**Record extracts**
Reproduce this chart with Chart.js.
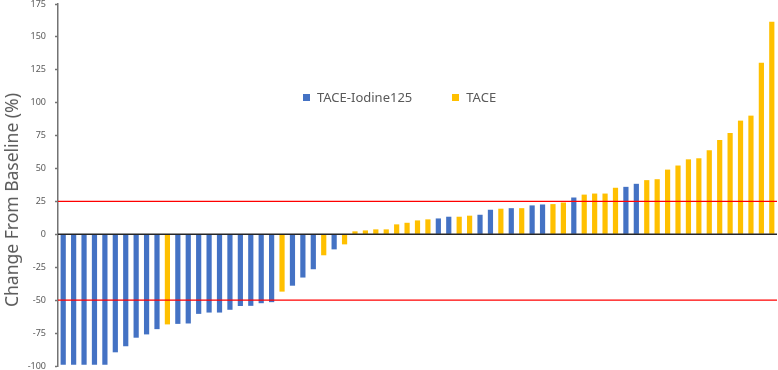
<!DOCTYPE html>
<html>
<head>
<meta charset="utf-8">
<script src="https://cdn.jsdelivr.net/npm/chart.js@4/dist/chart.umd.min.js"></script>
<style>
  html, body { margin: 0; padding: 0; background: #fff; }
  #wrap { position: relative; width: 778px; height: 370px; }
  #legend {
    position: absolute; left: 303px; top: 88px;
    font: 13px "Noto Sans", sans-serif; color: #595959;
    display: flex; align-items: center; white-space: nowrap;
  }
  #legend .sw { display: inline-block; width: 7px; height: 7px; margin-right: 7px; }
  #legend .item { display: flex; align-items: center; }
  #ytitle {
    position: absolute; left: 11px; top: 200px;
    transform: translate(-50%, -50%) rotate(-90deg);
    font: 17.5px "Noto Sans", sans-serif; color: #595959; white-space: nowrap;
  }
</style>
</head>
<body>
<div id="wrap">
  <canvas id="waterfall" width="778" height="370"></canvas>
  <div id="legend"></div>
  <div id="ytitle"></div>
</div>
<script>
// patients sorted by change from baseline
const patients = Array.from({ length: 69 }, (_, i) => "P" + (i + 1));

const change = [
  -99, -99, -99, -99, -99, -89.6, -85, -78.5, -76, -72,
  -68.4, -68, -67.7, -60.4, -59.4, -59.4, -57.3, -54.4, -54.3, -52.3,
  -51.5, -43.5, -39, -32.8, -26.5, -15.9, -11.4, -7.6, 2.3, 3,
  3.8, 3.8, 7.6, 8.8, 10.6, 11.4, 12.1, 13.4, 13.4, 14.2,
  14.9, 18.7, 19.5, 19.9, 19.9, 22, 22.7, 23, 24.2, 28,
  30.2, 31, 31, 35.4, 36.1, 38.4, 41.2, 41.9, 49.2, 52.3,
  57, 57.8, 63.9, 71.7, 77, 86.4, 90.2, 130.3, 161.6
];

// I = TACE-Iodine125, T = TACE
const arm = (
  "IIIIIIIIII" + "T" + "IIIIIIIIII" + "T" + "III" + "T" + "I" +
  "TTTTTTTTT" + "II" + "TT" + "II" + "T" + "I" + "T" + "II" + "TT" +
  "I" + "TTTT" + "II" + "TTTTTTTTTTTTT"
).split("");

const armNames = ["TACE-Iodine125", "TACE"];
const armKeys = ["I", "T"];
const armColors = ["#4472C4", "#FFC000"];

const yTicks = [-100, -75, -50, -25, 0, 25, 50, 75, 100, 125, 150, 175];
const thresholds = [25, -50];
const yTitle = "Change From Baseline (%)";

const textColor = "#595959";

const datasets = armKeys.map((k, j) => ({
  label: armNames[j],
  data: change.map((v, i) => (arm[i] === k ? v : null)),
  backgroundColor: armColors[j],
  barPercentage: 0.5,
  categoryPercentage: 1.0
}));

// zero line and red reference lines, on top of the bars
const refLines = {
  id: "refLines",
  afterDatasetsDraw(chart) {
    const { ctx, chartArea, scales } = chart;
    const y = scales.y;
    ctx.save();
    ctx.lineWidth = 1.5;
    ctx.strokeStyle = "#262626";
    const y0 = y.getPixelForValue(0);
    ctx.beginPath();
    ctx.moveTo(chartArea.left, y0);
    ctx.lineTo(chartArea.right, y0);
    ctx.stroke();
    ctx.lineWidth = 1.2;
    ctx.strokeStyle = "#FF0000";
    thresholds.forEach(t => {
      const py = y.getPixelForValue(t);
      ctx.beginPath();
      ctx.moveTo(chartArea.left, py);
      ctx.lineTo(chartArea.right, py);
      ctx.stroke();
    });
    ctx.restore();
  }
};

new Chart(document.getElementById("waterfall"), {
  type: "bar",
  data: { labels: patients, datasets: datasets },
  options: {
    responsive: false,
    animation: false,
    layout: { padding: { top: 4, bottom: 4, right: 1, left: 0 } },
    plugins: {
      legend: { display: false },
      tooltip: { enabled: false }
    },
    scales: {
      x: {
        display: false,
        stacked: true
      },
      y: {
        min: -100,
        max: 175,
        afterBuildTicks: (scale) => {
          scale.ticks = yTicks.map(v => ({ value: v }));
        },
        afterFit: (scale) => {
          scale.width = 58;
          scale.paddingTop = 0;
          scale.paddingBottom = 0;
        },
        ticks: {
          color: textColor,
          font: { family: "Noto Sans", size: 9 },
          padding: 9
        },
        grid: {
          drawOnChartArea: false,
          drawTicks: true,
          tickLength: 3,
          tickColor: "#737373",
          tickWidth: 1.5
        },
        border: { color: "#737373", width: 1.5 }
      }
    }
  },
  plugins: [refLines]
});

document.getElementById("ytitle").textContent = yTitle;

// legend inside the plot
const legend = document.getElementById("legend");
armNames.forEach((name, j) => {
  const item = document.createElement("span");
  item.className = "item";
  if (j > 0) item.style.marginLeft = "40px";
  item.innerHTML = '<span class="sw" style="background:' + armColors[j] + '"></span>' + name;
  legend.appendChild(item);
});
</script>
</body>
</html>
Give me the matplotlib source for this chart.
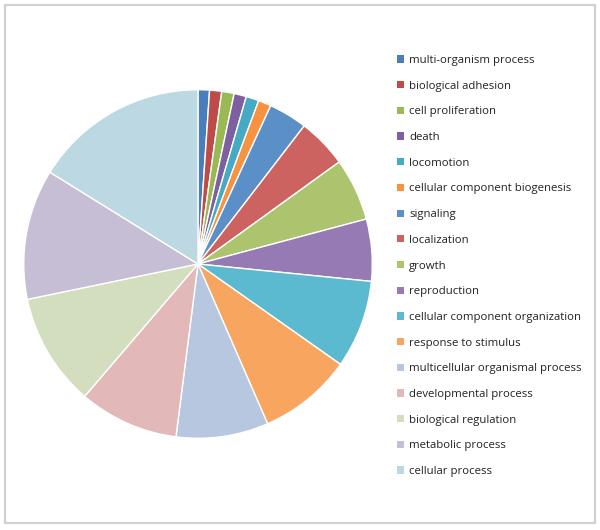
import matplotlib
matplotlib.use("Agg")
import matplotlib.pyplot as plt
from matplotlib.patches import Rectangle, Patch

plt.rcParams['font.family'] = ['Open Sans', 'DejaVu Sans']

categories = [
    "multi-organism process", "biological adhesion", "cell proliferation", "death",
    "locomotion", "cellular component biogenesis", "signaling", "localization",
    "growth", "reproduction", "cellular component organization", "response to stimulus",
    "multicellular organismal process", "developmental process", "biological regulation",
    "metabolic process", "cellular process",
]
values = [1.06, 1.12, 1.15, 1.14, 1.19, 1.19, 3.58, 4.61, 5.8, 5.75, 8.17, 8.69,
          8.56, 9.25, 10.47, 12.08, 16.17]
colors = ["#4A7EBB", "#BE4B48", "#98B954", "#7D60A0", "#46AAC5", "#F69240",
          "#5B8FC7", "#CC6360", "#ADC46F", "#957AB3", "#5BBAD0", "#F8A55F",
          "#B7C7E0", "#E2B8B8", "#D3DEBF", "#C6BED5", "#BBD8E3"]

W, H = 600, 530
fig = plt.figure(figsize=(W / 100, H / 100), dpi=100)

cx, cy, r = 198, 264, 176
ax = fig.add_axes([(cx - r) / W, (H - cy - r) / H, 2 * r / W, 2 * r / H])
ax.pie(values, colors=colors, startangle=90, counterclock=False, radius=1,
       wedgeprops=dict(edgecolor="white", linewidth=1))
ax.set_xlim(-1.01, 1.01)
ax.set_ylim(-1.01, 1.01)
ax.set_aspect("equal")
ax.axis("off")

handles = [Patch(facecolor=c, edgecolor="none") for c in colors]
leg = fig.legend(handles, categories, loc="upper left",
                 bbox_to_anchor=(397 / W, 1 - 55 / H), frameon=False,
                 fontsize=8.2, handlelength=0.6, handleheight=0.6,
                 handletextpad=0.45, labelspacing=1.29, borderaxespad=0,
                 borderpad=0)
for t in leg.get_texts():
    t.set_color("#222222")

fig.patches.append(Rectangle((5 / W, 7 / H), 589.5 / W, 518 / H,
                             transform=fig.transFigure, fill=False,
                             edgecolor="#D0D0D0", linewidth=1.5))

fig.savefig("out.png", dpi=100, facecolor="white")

**The exercise**
In the listing above, find the line with "Give me the matplotlib source for this chart." and the line with "plt.rcParams['font.family'] = ['Open". Copy exactly those lines and all between them, minus the images.

**Solution to this problem**
Give me the matplotlib source for this chart.
import matplotlib
matplotlib.use("Agg")
import matplotlib.pyplot as plt
from matplotlib.patches import Rectangle, Patch

plt.rcParams['font.family'] = ['Open Sans', 'DejaVu Sans']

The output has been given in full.